Task material:
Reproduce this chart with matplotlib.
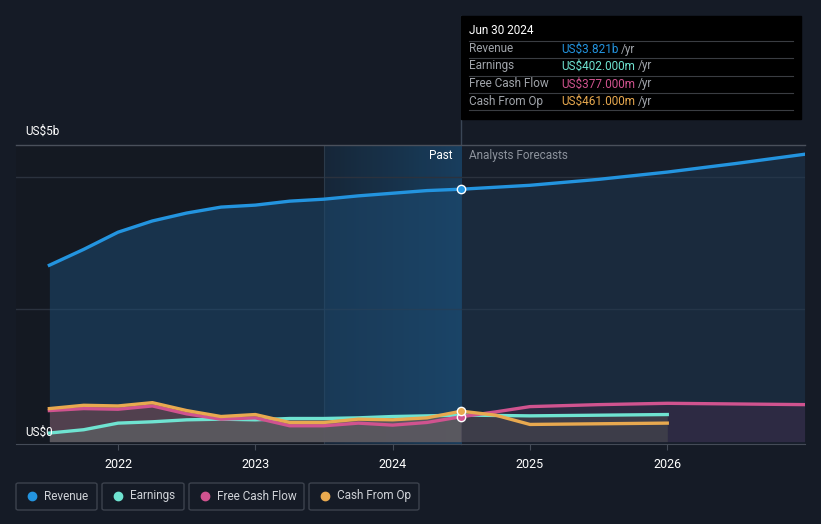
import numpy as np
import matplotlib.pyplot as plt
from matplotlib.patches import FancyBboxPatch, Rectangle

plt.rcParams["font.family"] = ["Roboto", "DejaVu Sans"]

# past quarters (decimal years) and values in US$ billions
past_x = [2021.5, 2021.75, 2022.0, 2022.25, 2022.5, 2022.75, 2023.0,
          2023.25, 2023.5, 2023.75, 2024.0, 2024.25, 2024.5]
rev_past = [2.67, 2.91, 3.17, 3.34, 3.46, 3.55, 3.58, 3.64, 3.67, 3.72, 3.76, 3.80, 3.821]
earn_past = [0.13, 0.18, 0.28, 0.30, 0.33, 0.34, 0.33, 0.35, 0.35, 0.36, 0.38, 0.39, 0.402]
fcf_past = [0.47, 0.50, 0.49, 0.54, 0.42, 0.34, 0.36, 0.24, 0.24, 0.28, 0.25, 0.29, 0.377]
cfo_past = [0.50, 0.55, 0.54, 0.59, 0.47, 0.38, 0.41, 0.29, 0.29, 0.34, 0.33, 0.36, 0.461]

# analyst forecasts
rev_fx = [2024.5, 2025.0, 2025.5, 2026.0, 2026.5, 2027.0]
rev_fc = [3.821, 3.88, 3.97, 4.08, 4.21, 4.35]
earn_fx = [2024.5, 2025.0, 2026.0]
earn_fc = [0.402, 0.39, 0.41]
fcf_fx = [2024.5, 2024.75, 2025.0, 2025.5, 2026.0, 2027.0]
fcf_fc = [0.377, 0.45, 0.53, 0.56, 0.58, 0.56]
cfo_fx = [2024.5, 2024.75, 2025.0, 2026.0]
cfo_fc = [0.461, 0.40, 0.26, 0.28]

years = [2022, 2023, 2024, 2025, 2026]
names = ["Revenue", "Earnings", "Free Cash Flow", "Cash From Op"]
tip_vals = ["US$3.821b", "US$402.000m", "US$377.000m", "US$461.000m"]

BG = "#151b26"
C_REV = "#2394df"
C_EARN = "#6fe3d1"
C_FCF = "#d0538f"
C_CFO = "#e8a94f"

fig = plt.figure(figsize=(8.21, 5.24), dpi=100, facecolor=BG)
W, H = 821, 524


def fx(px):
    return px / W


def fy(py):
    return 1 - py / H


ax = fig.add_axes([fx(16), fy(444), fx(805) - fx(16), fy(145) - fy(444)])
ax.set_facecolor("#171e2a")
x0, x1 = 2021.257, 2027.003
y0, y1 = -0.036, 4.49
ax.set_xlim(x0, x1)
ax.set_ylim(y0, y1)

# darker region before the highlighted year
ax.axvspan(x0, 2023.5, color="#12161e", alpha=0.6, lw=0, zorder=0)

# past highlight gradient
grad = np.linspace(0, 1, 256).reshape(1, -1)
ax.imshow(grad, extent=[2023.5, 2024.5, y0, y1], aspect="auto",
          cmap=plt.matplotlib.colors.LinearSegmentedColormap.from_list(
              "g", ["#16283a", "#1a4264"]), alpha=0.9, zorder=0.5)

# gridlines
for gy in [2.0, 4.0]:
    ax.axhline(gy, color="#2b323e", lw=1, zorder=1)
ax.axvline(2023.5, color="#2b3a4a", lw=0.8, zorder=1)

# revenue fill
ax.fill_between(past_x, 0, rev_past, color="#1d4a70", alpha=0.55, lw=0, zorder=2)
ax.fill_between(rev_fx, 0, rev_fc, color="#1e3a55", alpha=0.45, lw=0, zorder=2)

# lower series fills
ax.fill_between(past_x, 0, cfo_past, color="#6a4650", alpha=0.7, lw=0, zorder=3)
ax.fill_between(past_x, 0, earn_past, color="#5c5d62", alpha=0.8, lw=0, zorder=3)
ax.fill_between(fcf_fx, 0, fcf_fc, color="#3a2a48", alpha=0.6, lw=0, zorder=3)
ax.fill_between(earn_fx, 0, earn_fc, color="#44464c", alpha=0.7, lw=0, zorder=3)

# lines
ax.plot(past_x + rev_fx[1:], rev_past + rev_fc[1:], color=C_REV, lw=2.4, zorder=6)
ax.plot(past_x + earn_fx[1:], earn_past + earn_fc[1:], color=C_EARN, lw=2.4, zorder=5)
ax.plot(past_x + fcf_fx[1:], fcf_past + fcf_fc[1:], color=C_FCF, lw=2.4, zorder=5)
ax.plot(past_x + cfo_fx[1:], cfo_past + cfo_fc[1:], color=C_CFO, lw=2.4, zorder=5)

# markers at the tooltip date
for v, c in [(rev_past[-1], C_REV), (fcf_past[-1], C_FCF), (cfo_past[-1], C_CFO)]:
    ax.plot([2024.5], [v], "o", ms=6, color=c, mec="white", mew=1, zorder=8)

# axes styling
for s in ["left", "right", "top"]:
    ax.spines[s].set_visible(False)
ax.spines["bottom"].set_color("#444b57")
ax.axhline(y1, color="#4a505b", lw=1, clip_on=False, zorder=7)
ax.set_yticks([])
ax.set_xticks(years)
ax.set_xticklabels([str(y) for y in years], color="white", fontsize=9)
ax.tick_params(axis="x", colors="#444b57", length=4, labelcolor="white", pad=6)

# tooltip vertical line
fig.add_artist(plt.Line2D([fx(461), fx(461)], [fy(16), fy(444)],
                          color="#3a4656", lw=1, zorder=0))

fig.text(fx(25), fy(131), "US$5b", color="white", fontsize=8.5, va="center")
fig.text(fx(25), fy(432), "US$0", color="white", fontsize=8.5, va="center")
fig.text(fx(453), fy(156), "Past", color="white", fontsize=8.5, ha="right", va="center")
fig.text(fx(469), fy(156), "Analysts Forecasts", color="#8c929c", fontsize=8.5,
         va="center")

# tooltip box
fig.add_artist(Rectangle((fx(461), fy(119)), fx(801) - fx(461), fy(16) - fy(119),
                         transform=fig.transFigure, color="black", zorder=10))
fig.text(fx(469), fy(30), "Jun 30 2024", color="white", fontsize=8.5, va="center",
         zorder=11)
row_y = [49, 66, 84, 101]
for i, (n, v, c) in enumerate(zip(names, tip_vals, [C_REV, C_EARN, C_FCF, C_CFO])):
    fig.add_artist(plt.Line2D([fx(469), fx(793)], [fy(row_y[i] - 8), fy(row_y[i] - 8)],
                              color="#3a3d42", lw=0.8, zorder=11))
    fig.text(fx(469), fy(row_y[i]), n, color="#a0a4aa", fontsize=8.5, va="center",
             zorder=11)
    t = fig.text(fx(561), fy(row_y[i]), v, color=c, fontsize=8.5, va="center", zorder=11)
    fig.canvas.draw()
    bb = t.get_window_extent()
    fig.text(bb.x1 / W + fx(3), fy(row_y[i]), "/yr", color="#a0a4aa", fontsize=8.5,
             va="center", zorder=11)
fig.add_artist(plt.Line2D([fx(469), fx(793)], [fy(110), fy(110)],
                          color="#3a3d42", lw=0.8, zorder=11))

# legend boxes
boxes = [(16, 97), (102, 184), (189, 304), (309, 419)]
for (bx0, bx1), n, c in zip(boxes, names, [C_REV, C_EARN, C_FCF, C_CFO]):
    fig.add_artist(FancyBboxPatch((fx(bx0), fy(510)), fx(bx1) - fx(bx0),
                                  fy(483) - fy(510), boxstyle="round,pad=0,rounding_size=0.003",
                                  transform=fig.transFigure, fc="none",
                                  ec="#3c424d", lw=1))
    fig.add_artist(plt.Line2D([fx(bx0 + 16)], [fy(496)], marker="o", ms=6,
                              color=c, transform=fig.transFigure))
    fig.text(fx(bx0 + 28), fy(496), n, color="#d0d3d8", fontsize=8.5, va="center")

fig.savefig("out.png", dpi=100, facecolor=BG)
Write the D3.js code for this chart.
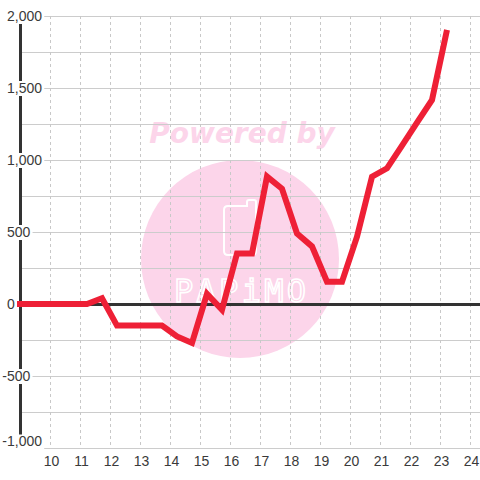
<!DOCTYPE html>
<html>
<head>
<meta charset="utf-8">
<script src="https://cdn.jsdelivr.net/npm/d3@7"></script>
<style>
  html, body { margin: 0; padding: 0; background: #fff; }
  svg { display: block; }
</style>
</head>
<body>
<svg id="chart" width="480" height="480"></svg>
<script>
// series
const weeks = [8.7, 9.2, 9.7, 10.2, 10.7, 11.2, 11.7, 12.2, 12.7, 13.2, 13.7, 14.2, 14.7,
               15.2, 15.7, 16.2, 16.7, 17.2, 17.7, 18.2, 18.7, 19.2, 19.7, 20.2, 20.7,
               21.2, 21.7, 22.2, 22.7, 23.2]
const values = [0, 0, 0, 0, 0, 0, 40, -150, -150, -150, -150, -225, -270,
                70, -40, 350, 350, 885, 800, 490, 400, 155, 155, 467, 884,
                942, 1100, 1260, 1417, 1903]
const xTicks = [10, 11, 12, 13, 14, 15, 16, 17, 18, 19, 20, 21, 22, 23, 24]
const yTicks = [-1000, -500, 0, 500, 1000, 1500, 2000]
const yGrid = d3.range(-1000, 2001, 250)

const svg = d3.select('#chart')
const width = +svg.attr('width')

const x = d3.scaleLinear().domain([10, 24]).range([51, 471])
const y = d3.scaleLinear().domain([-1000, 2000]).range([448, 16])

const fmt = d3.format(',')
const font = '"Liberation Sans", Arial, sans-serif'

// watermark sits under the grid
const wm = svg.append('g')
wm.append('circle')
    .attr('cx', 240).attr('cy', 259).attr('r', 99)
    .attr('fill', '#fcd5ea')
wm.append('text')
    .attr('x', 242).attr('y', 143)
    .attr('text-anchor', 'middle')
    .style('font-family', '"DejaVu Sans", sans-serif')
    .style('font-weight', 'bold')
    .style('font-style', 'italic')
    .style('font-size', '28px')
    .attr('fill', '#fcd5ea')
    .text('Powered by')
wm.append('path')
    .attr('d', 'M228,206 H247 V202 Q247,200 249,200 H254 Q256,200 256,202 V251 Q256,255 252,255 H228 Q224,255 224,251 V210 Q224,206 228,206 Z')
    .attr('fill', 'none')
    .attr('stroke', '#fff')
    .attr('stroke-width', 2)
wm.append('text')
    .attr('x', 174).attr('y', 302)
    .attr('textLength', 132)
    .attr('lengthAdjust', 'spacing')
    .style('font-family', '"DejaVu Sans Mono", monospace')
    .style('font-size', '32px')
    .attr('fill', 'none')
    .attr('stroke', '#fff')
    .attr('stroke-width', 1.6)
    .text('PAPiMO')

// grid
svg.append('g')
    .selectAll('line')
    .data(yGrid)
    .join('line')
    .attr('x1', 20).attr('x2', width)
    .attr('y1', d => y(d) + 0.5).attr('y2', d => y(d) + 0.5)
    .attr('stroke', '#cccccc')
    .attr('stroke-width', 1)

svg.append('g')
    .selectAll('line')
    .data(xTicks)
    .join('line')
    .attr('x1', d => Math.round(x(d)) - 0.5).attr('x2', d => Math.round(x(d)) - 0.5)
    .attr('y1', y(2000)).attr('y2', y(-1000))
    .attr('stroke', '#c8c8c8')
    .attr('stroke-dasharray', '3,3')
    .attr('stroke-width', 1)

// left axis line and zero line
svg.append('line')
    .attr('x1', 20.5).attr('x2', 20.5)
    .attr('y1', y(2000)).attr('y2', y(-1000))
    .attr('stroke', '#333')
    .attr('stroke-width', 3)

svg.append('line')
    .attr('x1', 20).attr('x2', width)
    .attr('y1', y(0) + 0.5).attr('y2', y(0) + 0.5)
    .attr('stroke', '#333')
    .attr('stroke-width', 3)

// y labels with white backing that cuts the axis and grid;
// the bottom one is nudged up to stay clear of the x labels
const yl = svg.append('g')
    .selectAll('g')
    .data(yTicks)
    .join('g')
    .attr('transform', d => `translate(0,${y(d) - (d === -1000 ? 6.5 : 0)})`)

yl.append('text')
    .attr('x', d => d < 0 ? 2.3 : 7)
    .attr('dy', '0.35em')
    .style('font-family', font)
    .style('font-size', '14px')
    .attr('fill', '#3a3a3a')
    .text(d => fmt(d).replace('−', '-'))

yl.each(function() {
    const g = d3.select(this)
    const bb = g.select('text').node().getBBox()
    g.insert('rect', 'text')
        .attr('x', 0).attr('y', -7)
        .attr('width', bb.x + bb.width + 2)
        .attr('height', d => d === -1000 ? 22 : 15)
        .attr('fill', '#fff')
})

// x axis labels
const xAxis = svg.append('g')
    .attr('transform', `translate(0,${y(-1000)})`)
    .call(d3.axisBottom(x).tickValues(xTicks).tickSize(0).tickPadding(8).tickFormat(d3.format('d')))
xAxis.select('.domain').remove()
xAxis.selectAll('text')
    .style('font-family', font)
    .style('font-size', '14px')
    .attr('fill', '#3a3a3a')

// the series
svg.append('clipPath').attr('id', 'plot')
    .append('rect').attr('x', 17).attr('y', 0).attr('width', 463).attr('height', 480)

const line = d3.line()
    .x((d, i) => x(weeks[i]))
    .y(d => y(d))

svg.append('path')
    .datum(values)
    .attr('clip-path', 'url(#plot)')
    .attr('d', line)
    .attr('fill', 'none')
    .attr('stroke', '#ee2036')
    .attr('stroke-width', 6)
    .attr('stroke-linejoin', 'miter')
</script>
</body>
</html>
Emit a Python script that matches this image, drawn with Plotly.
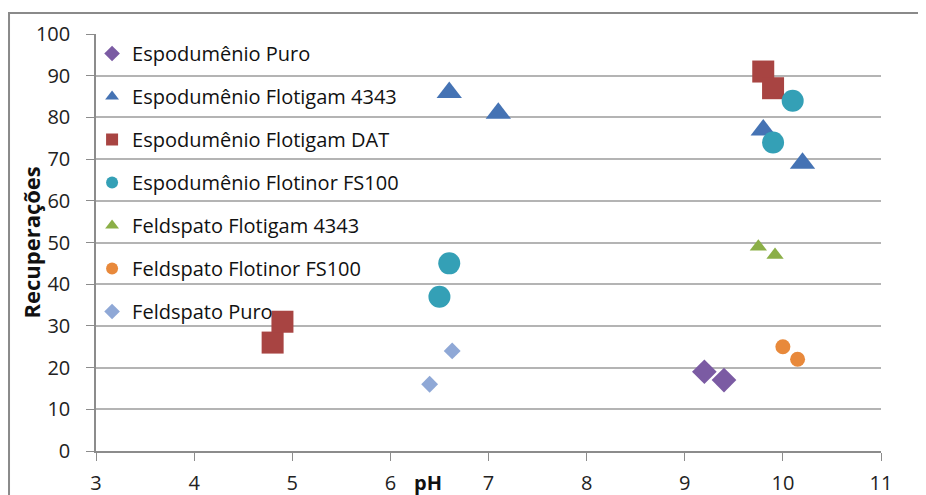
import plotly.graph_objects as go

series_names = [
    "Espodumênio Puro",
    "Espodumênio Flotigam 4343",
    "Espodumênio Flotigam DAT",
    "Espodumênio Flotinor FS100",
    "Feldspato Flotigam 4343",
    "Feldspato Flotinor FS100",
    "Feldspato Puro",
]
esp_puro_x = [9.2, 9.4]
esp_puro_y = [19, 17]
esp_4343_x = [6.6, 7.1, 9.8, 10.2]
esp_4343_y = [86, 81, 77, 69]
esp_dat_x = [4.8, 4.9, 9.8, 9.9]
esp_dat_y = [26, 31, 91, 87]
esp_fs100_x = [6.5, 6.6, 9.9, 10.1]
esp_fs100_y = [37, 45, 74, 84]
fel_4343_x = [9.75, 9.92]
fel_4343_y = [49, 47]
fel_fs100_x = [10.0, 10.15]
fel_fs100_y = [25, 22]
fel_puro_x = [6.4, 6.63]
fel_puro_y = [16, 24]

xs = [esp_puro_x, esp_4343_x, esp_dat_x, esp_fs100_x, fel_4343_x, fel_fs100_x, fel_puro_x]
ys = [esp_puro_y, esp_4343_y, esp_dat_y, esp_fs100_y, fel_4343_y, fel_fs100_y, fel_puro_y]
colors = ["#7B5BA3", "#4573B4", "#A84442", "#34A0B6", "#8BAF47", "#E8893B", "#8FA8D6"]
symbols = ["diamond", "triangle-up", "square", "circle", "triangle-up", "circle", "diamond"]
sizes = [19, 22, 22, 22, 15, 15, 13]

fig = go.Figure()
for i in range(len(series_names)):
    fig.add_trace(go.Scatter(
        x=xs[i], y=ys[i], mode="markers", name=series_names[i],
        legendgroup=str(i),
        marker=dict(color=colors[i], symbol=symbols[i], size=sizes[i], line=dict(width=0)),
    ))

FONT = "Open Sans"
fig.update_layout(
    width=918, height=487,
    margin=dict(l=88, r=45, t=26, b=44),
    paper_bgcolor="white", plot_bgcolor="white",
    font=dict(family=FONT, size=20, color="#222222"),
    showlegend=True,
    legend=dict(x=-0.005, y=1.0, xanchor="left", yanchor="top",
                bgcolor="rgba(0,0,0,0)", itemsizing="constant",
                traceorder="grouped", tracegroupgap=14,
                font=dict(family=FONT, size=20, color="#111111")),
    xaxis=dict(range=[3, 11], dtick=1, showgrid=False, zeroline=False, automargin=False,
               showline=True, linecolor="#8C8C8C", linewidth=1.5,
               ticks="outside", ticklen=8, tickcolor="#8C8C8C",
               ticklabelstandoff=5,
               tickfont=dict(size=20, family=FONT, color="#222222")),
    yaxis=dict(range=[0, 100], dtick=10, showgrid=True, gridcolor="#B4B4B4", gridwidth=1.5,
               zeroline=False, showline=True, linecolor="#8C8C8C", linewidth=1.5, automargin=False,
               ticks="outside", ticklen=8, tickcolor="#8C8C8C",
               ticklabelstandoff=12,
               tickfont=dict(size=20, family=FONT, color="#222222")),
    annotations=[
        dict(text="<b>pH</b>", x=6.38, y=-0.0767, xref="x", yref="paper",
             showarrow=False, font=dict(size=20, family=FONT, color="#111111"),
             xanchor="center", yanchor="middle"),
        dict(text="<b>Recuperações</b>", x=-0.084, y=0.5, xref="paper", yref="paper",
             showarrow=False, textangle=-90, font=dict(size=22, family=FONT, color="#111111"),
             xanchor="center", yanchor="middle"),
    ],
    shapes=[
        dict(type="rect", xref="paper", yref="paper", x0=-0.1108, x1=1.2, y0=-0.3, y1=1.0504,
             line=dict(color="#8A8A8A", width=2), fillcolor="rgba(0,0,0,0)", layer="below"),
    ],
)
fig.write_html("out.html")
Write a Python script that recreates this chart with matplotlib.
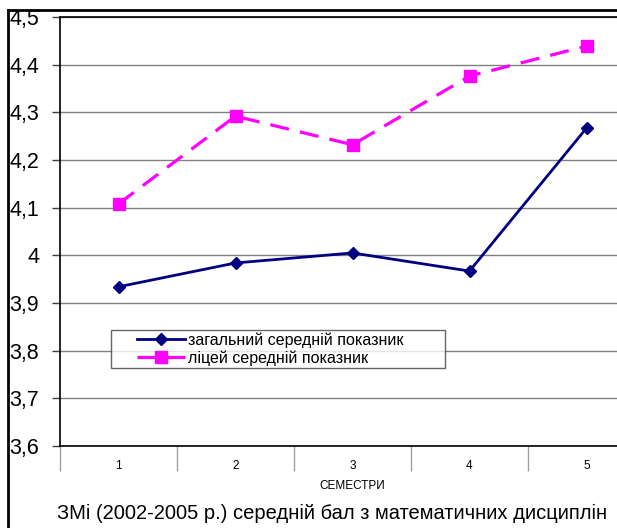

Required task: Repeat the lines between those holding "Write the D3.js code for this chart." and "const yGrid = d3.range(-1000, 2001, 250)", inclusive. Pictures stay out.

Result for this exercise:
Write the D3.js code for this chart.
<!DOCTYPE html>
<html>
<head>
<meta charset="utf-8">
<script src="https://cdn.jsdelivr.net/npm/d3@7"></script>
<style>
  html, body { margin: 0; padding: 0; background: #fff; }
  svg { display: block; }
</style>
</head>
<body>
<svg id="chart" width="480" height="480"></svg>
<script>
// series
const weeks = [8.7, 9.2, 9.7, 10.2, 10.7, 11.2, 11.7, 12.2, 12.7, 13.2, 13.7, 14.2, 14.7,
               15.2, 15.7, 16.2, 16.7, 17.2, 17.7, 18.2, 18.7, 19.2, 19.7, 20.2, 20.7,
               21.2, 21.7, 22.2, 22.7, 23.2]
const values = [0, 0, 0, 0, 0, 0, 40, -150, -150, -150, -150, -225, -270,
                70, -40, 350, 350, 885, 800, 490, 400, 155, 155, 467, 884,
                942, 1100, 1260, 1417, 1903]
const xTicks = [10, 11, 12, 13, 14, 15, 16, 17, 18, 19, 20, 21, 22, 23, 24]
const yTicks = [-1000, -500, 0, 500, 1000, 1500, 2000]
const yGrid = d3.range(-1000, 2001, 250)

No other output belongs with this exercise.